Glendale, California
Posted at 11:30 pm, July 28th, 2003“Master Shake, the self-appointed leader directs the group in watching tv, sitting in their neighbor’s pool, and solving mysteries (when he remembers). Frylock is the box of french fried potatoes that possess magical powers not totally understood by anyone… The group is rounded out by Meatwad…”
I’m never quite sure how to explain my job to non-computer folks, but now I can point them at this site and tell them that I help make the marketing of the Aqua Teen Hunger Force possible, specifically by enabling the distribution of information on Master Shake, Frylock, and the indomitable Meatwad (Meatwad ?!?!?). Mom will be proud.
Glendale, California
Posted at 10:40 am, July 26th, 2003One of my roommates during the Antarctica trip is going to be a guy who was a “camera department senior technical director” for each of the Lord of the Rings movies. I have absolutely no clue what that title means, but even if his title was “head cheese slicer, catering department” I would still be excited to hear stories from someone who was there for the making of those movies.
Glendale, California
Posted at 11:05 pm, July 25th, 2003After an inordinate amount of searching on Google the FTP server is back up and running. My note in the Linux section of the site about adding information for FTP configuration “some time in the future” came back and took a big bite out of my ass on this one since it took me about four hours to figure out what needed to be configured.
In other news, JB again proved that there is such a thing as “JBness” by disappearing for two days to tag along with the Stanford solar car team for the final legs of their race across the country.
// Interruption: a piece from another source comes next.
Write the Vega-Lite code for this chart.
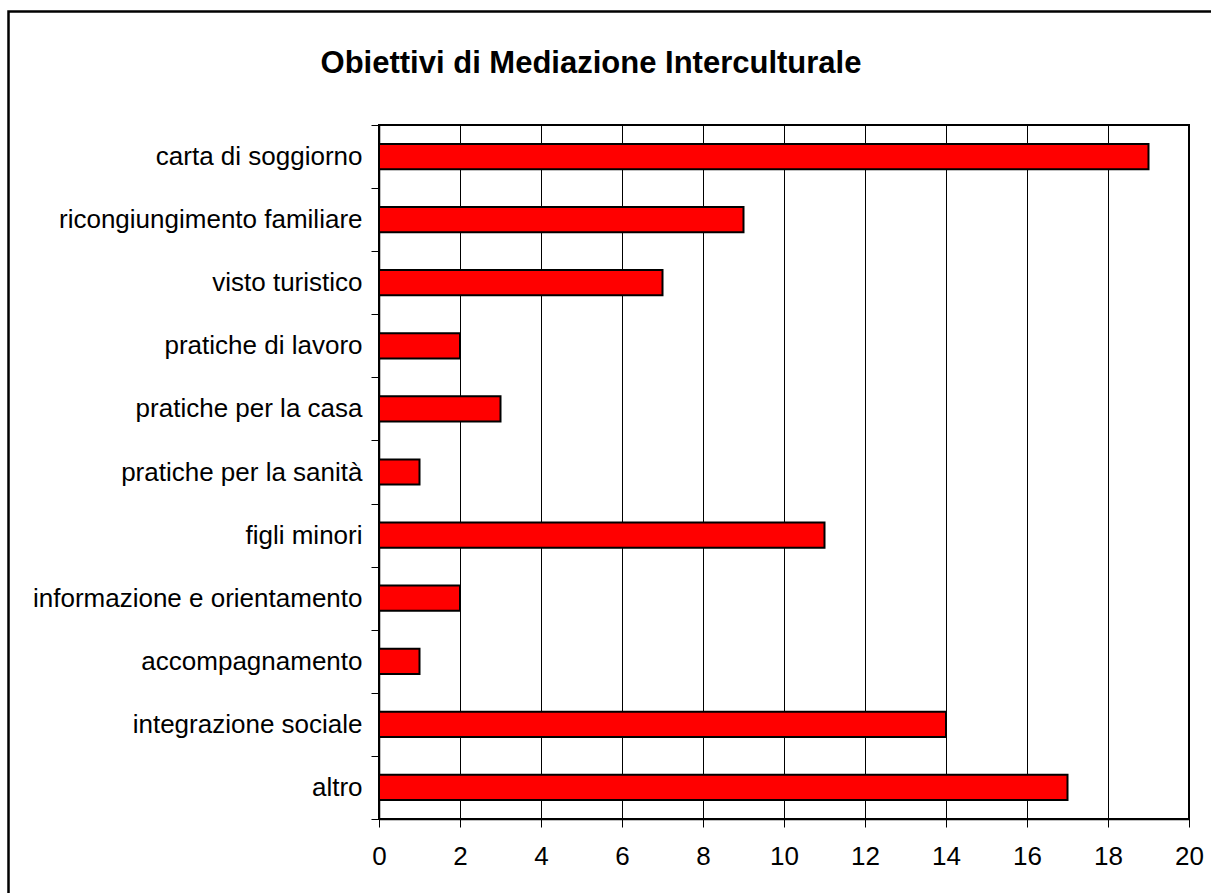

Apparently when the sun goes down the car stops (it is solar after all), making for some interesting sleeping arrangements. JB’s story of a bewildered farmer who suddenly found a solar car, three support vehicles, and twenty college engineers sleeping in his field was a good one. My introduction to this whole thing came when the team decided to crash at our place after the race — when I got home twenty people were sleeping on the floor, fighting over showers, or worshipping some device JB had designed to display power levels for battery arrays (apparently one of their batteries caught fire during the race). Living here has its memorable moments.
In random news, the system is down, yo.